In the U.S. we similarly no longer talk about critical stuff, or at least don't call it by name. A truthful disclaimer on the first page of the Times business section would say: "Investing in Wall Street stocks is a game you probably can't win, especially if the first notice you get that a stock is hot is reading about it here. The only people who make money in that game are the banks and brokers, our advertisers." Yet decade after decade, the paper runs the same investment advice columns, telling you how to allocate your money for retirement, explaining the difference between growth stocks and those that produce dividends, etc. Coverage on climate change fails to describe it clearly as the human-caused calamity which has the capability to transform First World into Third World countries (hurricane Sandy was a wake-up call, and the hurricane which actually destroys Manhattan will be the actual illustration).
Similarly (this is where I was heading, in my circular style), how do we truthfully talk about democracy without ever mentioning oligarchy? That's what our democracy has degenerated into, not the mob rule the Framers feared. There is hardly any political or public development which you couldn't understand better by asking "What do the billionaires want?" as part of your calculations.

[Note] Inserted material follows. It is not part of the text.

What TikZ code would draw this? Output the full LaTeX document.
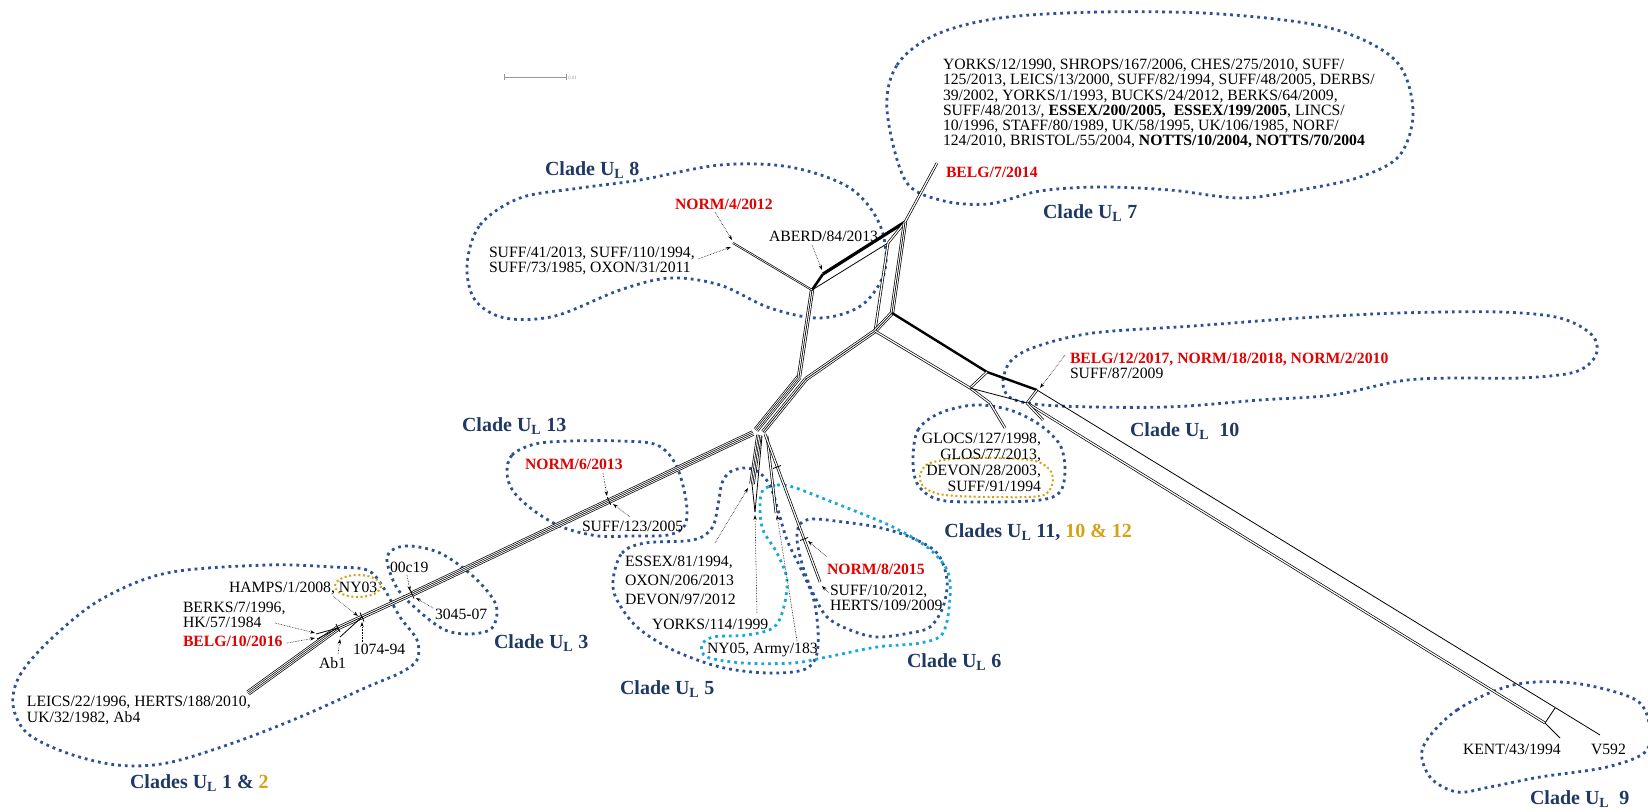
\documentclass[tikz,border=0pt]{standalone}
\usepackage{fontspec}
\setmainfont{Liberation Serif}
\usetikzlibrary{arrows.meta}
\definecolor{navy}{RGB}{31,56,100}
\definecolor{dotblue}{RGB}{44,82,148}
\definecolor{dotcyan}{RGB}{24,168,218}
\definecolor{gold}{RGB}{214,162,20}
\definecolor{lred}{RGB}{226,0,0}
\definecolor{scalegray}{RGB}{150,150,150}
\tikzset{
  lbl/.style={inner sep=0pt, outer sep=0pt, font=\fontsize{15.7}{15.3}\selectfont, align=left},
  redlbl/.style={inner sep=0pt, outer sep=0pt, text=lred, font=\fontsize{15.7}{15.3}\selectfont\bfseries},
  cladelbl/.style={inner sep=0pt, outer sep=0pt, text=navy, font=\fontsize{20}{22}\selectfont\bfseries},
  ring/.style={dotblue, line width=2.8pt, dash pattern=on 2.8pt off 4pt},
  cyanring/.style={dotcyan, line width=2.8pt, dash pattern=on 2.8pt off 4pt},
  goldring/.style={gold, line width=2pt, dash pattern=on 2pt off 2.6pt},
  ptr/.style={densely dotted, line width=0.6pt, -{Stealth[length=5pt,width=3.4pt]}},
  eA/.style={line width=0.8pt},
  eB/.style={double, line width=0.7pt, double distance=1.2pt},
  eC/.style={line width=4.2pt, postaction={draw, white, line width=2.8pt}, postaction={draw, black, line width=0.7pt}},
  eD/.style={line width=5.4pt, postaction={draw, white, line width=4pt}, postaction={draw, black, line width=2.2pt}, postaction={draw, white, line width=0.8pt}},
  ethick/.style={line width=2.4pt},
}
\begin{document}
\begin{tikzpicture}[x=1pt,y=-1pt]
\fill[white] (0,0) rectangle (1648,811);
\useasboundingbox (0,0) rectangle (1648,811);

% ---------------- clade outlines ----------------
\draw[ring] plot[smooth cycle, tension=0.55] coordinates {(887,110) (897,65) (935,35) (1000,18) (1100,12) (1220,14) (1330,28) (1395,60) (1413,110) (1400,155) (1360,177) (1300,190) (1240,198) (1170,190) (1100,187) (1040,191) (988,204) (940,200) (905,180)};
\draw[ring] plot[smooth cycle, tension=0.55] coordinates {(467,265) (480,225) (520,198) (580,188) (640,180) (720,165) (790,167) (850,188) (880,225) (885,270) (862,305) (820,318) (770,308) (720,285) (670,278) (620,290) (555,316) (505,318) (475,300)};
\draw[ring] plot[smooth cycle, tension=0.55] coordinates {(507,473) (512,455) (535,444) (570,441) (620,441) (657,445) (676,465) (686,500) (685,525) (668,535) (630,536) (598,536) (562,527) (533,510) (513,491)};
\draw[ring] plot[smooth cycle, tension=0.55] coordinates {(387,557) (405,546) (440,553) (475,578) (496,605) (492,628) (470,634) (445,630) (420,612) (397,588)};
\draw[ring] plot[smooth cycle, tension=0.55] coordinates {(13,705) (20,675) (50,640) (100,600) (167,573) (267,565) (333,567) (367,570) (383,587) (400,617) (417,640) (417,660) (400,673) (367,687) (300,717) (233,743) (167,763) (117,765) (67,753) (27,733)};
\draw[ring] plot[smooth cycle, tension=0.55] coordinates {(1003,385) (1010,362) (1035,347) (1093,333) (1193,326) (1300,318) (1400,313) (1500,312) (1560,318) (1592,335) (1596,355) (1575,372) (1520,378) (1450,378) (1400,381) (1333,395) (1260,400) (1167,407) (1060,406) (1015,400)};
\draw[ring] plot[smooth cycle, tension=0.55] coordinates {(913,460) (918,430) (940,413) (975,405) (1010,410) (1040,425) (1060,445) (1065,470) (1060,492) (1040,500) (990,502) (940,500) (918,485)};
\draw[goldring] plot[smooth cycle, tension=0.55] coordinates {(920,476) (930,463) (970,458) (1030,460) (1050,470) (1052,485) (1040,496) (990,497) (945,495) (925,488)};
\draw[goldring] (358,586) ellipse [x radius=23, y radius=11];
\draw[ring] plot[smooth cycle, tension=0.55] coordinates {(1423,747) (1457,710) (1513,685) (1573,683) (1630,697) (1647,715) (1647,750) (1607,767) (1540,777) (1490,787) (1457,792) (1430,777)};
\draw[ring] plot[smooth cycle, tension=0.55] coordinates {(613,580) (622,553) (645,543) (693,540) (712,528) (718,505) (722,483) (730,472) (743,468) (755,470) (765,478) (772,490) (778,510) (787,540) (800,567) (813,597) (818,630) (816,657) (803,670) (767,673) (720,667) (673,650) (637,627) (617,600)};
\draw[ring] plot[smooth cycle, tension=0.55] coordinates {(797,540) (800,524) (813,519) (843,522) (877,527) (910,537) (937,553) (947,580) (943,607) (930,627) (910,633) (877,637) (850,630) (827,617) (813,593) (803,567)};
\draw[cyanring] plot[smooth cycle, tension=0.55] coordinates {(763,490) (777,485) (793,487) (827,500) (860,513) (893,527) (927,547) (947,570) (950,597) (943,633) (920,643) (877,647) (827,657) (793,663) (743,663) (707,657) (702,645) (713,637) (747,635) (773,628) (783,610) (787,580) (777,553) (763,530) (760,507)};

% ---------------- network coordinates ----------------
\coordinate (A) at (757,431);
\coordinate (Aw) at (753,433);
\coordinate (P6) at (609,501);
\coordinate (P00) at (412,594);
\coordinate (P74) at (362,617);
\coordinate (Q) at (338,628);
\coordinate (TL) at (248,693);
\coordinate (TB) at (316,634);
\coordinate (TBe) at (317,639);
\coordinate (TAb) at (340,637);
\coordinate (A1) at (756,430);
\coordinate (B) at (799,377);
\coordinate (A2) at (763,432);
\coordinate (B2) at (806,379);
\coordinate (C) at (812,290);
\coordinate (Cab) at (823,274);
\coordinate (Cp) at (888,243);
\coordinate (D) at (905,222);
\coordinate (E1) at (875,331);
\coordinate (E2) at (892,313);
\coordinate (TN4) at (733,243);
\coordinate (TB7) at (937,163);
\coordinate (F1) at (987,372);
\coordinate (F2) at (1037,390);
\coordinate (G1) at (970,388);
\coordinate (G2) at (990,403);
\coordinate (H) at (1027,403);
\coordinate (TG) at (1005,428);
\coordinate (TS) at (1043,420);
\coordinate (TV) at (1600,735);
\coordinate (K1) at (1545,723);
\coordinate (K2) at (1555,708);
\coordinate (TK) at (1560,738);
\coordinate (A3) at (759,435);
\coordinate (TE) at (752,484);
\coordinate (A4) at (762,436);
\coordinate (TY) at (755,512);
\coordinate (A5) at (767,436);
\coordinate (TNY) at (776,513);
\coordinate (A6) at (765,434);
\coordinate (TSU) at (820,582);
\coordinate (P8) at (804,539);
\coordinate (Pbx) at (777,467);

% ---------------- network edges ----------------
\draw[eD] (Aw) -- (P00);
\draw[eC] (P00) -- (P74);
\draw[eC] (P74) -- (Q);
\draw[eD] (Q) -- (TL);
\draw[eA] (Q) -- (TB);
\draw[eA] (Q) -- (TBe);
\draw[eA] (P74) -- (TAb);
\draw[eA] (P6) ++(-1.8,-3.8) -- ++(3.6,7.6);
\draw[eA] (P00) ++(-2,-4.5) -- ++(4,9);
\draw[eA] (P74) ++(-2,-4.5) -- ++(4,9);
\draw[eA] (Q) ++(-2,-4) -- ++(4,8);

\draw[eD] (A1) -- (B);
\draw[eC] (A2) -- (B2);
\draw[eC] (B) -- (C);
\draw[line width=2.6pt] (C) -- (Cab);
\draw[line width=3.2pt] (Cab) -- (D);
\draw[eA] (C) -- (Cp);
\draw[eB] (Cp) -- (D);
\draw[eC] (B2) -- (E1);
\draw[eB] (E1) -- (Cp);
\draw[eC] (E2) -- (D);
\draw[eC] (E1) -- (E2);
\draw[eB] (D) -- (TB7);
\draw[eB, double distance=0.6pt] (C) -- (TN4);

\draw[ethick] (E2) -- (F1);
\draw[ethick] (F1) -- (F2);
\draw[eB] (F1) -- (G1);
\draw[eB] (F2) -- (H);
\draw[eB] (E1) -- (G1);
\draw[eB] (G1) -- (G2);
\draw[eB] (G2) -- (TG);
\draw[eA] (G1) -- (H);
\draw[eA] (F2) -- (TV);
\draw[eB] (H) -- (K1);
\draw[eA] (K1) -- (TK);
\draw[eA] (K1) -- (K2);
\draw[eB] (H) -- (TS);

\draw[eD] (A3) -- (TE);
\draw[eA] (A4) -- (TY);
\draw[eA] (TE) -- (TY);
\draw[eB] (A5) -- (TNY);
\draw[eB] (A6) -- (TSU);
\draw[eA] (P8) ++(-4,1.5) -- ++(8,-3);
\draw[eA] (Pbx) ++(-4,1.5) -- ++(8,-3);

% ---------------- scale bar ----------------
\coordinate (S1) at (504,77);
\coordinate (S2) at (566,77);
\draw[scalegray, line width=0.9pt] (S1) -- (S2);
\draw[scalegray, line width=0.9pt] (S1) ++(0,-3) -- ++(0,6);
\draw[scalegray, line width=0.9pt] (S2) ++(0,-3) -- ++(0,6);
\node[inner sep=0pt, anchor=west, text=scalegray, font=\fontsize{5}{6}\selectfont\itshape] (sc) at (568,78) {0.01};

% ---------------- labels ----------------
\node[lbl, anchor=north west] (top7) at (943,59) {YORKS/12/1990, SHROPS/167/2006, CHES/275/2010, SUFF/\\125/2013, LEICS/13/2000, SUFF/82/1994, SUFF/48/2005, DERBS/\\39/2002, YORKS/1/1993, BUCKS/24/2012, BERKS/64/2009,\\SUFF/48/2013/, \textbf{ESSEX/200/2005,}\ \ \textbf{ESSEX/199/2005}, LINCS/\\10/1996, STAFF/80/1989, UK/58/1995, UK/106/1985, NORF/\\124/2010, BRISTOL/55/2004, \textbf{NOTTS/10/2004, NOTTS/70/2004}};
\node[redlbl, anchor=base west] (belg7) at (946,177) {BELG/7/2014};
\node[cladelbl, anchor=base west] (c7) at (1043,218) {Clade U\textsubscript{L} 7};

\node[cladelbl, anchor=base west] (c8) at (545,175) {Clade U\textsubscript{L} 8};
\node[redlbl, anchor=base west] (norm4) at (675,209) {NORM/4/2012};
\node[lbl, anchor=base west] (aberd) at (769,241) {ABERD/84/2013};
\node[lbl, anchor=north west, font=\fontsize{15.7}{15}\selectfont] (s41) at (489,247) {SUFF/41/2013, SUFF/110/1994,\\SUFF/73/1985, OXON/31/2011};

\node[cladelbl, anchor=base west] (c13) at (462,431) {Clade U\textsubscript{L} 13};
\node[redlbl, anchor=base west] (norm6) at (525,469) {NORM/6/2013};
\node[lbl, anchor=base west] (s123) at (582,531) {SUFF/123/2005};

\node[cladelbl, anchor=base west] (c3) at (494,648) {Clade U\textsubscript{L} 3};
\node[lbl, anchor=base west] (c0019) at (390,572) {00c19};
\node[lbl, anchor=base west] (c3045) at (435,619) {3045-07};

\node[lbl, anchor=base west] (hamps) at (229,592) {HAMPS/1/2008, NY03};
\node[lbl, anchor=north west, font=\fontsize{15.7}{15}\selectfont] (berks) at (183,602) {BERKS/7/1996,\\HK/57/1984};
\node[redlbl, anchor=base west] (belg10) at (183,646) {BELG/10/2016};
\node[lbl, anchor=base west] (ab1) at (319,668) {Ab1};
\node[lbl, anchor=base west] (n1074) at (353,654) {1074-94};
\node[lbl, anchor=north west, font=\fontsize{15.7}{16}\selectfont] (leics) at (27,696) {LEICS/22/1996, HERTS/188/2010,\\UK/32/1982, Ab4};
\node[cladelbl, anchor=base west] (c12) at (130,788) {Clades U\textsubscript{L} 1 \& \textcolor{gold}{2}};

\node[lbl, anchor=north west, font=\fontsize{15.7}{19}\selectfont] (essex) at (625,556) {ESSEX/81/1994,\\OXON/206/2013\\DEVON/97/2012};
\node[lbl, anchor=base west] (yorks) at (652,629) {YORKS/114/1999};
\node[lbl, anchor=base west] (ny05) at (707,653) {NY05, Army/183};
\node[cladelbl, anchor=base west] (c5) at (620,694) {Clade U\textsubscript{L} 5};
\node[redlbl, anchor=base west] (norm8) at (827,574) {NORM/8/2015};
\node[lbl, anchor=north west, font=\fontsize{15.7}{15}\selectfont] (s10) at (830,585) {SUFF/10/2012,\\HERTS/109/2009};
\node[cladelbl, anchor=base west] (c6) at (907,667) {Clade U\textsubscript{L} 6};

\node[redlbl, anchor=base west] (belg12) at (1070,363) {BELG/12/2017, NORM/18/2018, NORM/2/2010};
\node[lbl, anchor=base west] (s87) at (1070,378) {SUFF/87/2009};
\node[cladelbl, anchor=base west] (c10) at (1130,436) {Clade U\textsubscript{L}\ \ 10};
\node[lbl, anchor=north east, align=right, font=\fontsize{15.7}{16}\selectfont] (glocs) at (1041,433) {GLOCS/127/1998,\\GLOS/77/2013,\\DEVON/28/2003,\\SUFF/91/1994};
\node[cladelbl, anchor=base east] (c11) at (1132,537) {Clades U\textsubscript{L} 11, \textcolor{gold}{10 \& 12}};

\node[lbl, anchor=base west] (kent) at (1463,754) {KENT/43/1994};
\node[lbl, anchor=base west] (v592) at (1591,754) {V592};
\node[cladelbl, anchor=base west] (c9) at (1530,804) {Clade U\textsubscript{L}\ \ 9};

% ---------------- pointer arrows ----------------
\coordinate (n4a) at (715,212);   \coordinate (n4b) at (732,240);
\coordinate (s41a) at (698,259);  \coordinate (s41b) at (731,247);
\coordinate (aba) at (812,245);   \coordinate (abb) at (822,270);
\coordinate (n6a) at (603,473);   \coordinate (n6b) at (607,496);
\coordinate (s123a) at (630,517); \coordinate (s123b) at (613,504);
\coordinate (esa) at (715,543);   \coordinate (esb) at (748,488);
\coordinate (yoa) at (757,613);   \coordinate (yob) at (755,515);
\coordinate (nya) at (797,641);   \coordinate (nyb) at (777,515);
\coordinate (n8a) at (827,557);   \coordinate (n8b) at (808,541);
\coordinate (s10a) at (829,593);  \coordinate (s10b) at (822,586);
\coordinate (b12a) at (1065,355); \coordinate (b12b) at (1040,388);
\coordinate (nya3) at (333,596);  \coordinate (nyb3) at (358,616);
\coordinate (bka) at (275,623);   \coordinate (bkb) at (315,633);
\coordinate (b10a) at (287,643);  \coordinate (b10b) at (315,638);
\coordinate (aba1) at (338,654);  \coordinate (abb1) at (340,639);
\coordinate (n74a) at (362,642);  \coordinate (n74b) at (362,622);
\coordinate (c0a) at (407,575);   \coordinate (c0b) at (410,591);
\coordinate (c3a) at (433,608);   \coordinate (c3b) at (416,598);
\foreach \p/\q in {n4a/n4b, s41a/s41b, aba/abb, n6a/n6b, s123a/s123b, esa/esb, yoa/yob, nya/nyb, n8a/n8b, s10a/s10b, b12a/b12b, nya3/nyb3, bka/bkb, b10a/b10b, aba1/abb1, n74a/n74b, c0a/c0b, c3a/c3b}
  \draw[ptr] (\p) -- (\q);
\end{tikzpicture}
\end{document}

If you try to figure out why John Boehner would be so frightened of some putz who got elected yesterday (the same type whom Tip O'Neill would have used his huge thumbs to fold into an origami hat, which he then would have worn on his huge head) its not the fear that this putz's best college buddy will show up out of nowhere and run against him in a primary. Its the fear that the buddy will do so backed by Koch Brothers dollars. Yet the bulk of reporting on the shutdown, or any other issue, never mentions the billionaires in the background. Its a scenario like Neil Gaiman's American Gods in which most people don't know the gods exist, and those who do never talk about them to outsiders. Come to think of it, Harry Potter, wizards, muggles: same trope.
To be clear, I don't think American billionaires are one scary unified bloc, like the groups people are talking about when they mutter about "Freemasons" or the "Trilateral Commission". George Soros, Bill Gates, Warren Buffett are individuals; Soros is a man of the left, and the other two have at least some liberal leanings. When you read the history of the French Ancien Regime, it is easy to think the nobility is a bloc, but come the revolution, people peel away to join the other side like LaFayette and Mirabeau.
However, John Boehner doesn't want to piss off even one billionaire. What endangers democracy is that a single very rich person is increasingly able to buy outcomes. The fact that Justices Scalia and Thomas openly travel to Koch Brothers events, at which every panel discussion involves destroying liberalism and consolidating conservative (extreme conservative) control over the U.S., is a scary sign of the times.
In a perfect world, the liberal billionaires would neutralize the conservative ones. In our world, it doesn't work that way. George Soros doesn't seem to think its his job to spend millions of dollars every time he sees the Kochs do so. Anyway, if he did, this still wouldn't be a functional democracy, but more like a feudal province, in which we hope that Lord Schmord shows up to stop Lord Blord from burning the crops.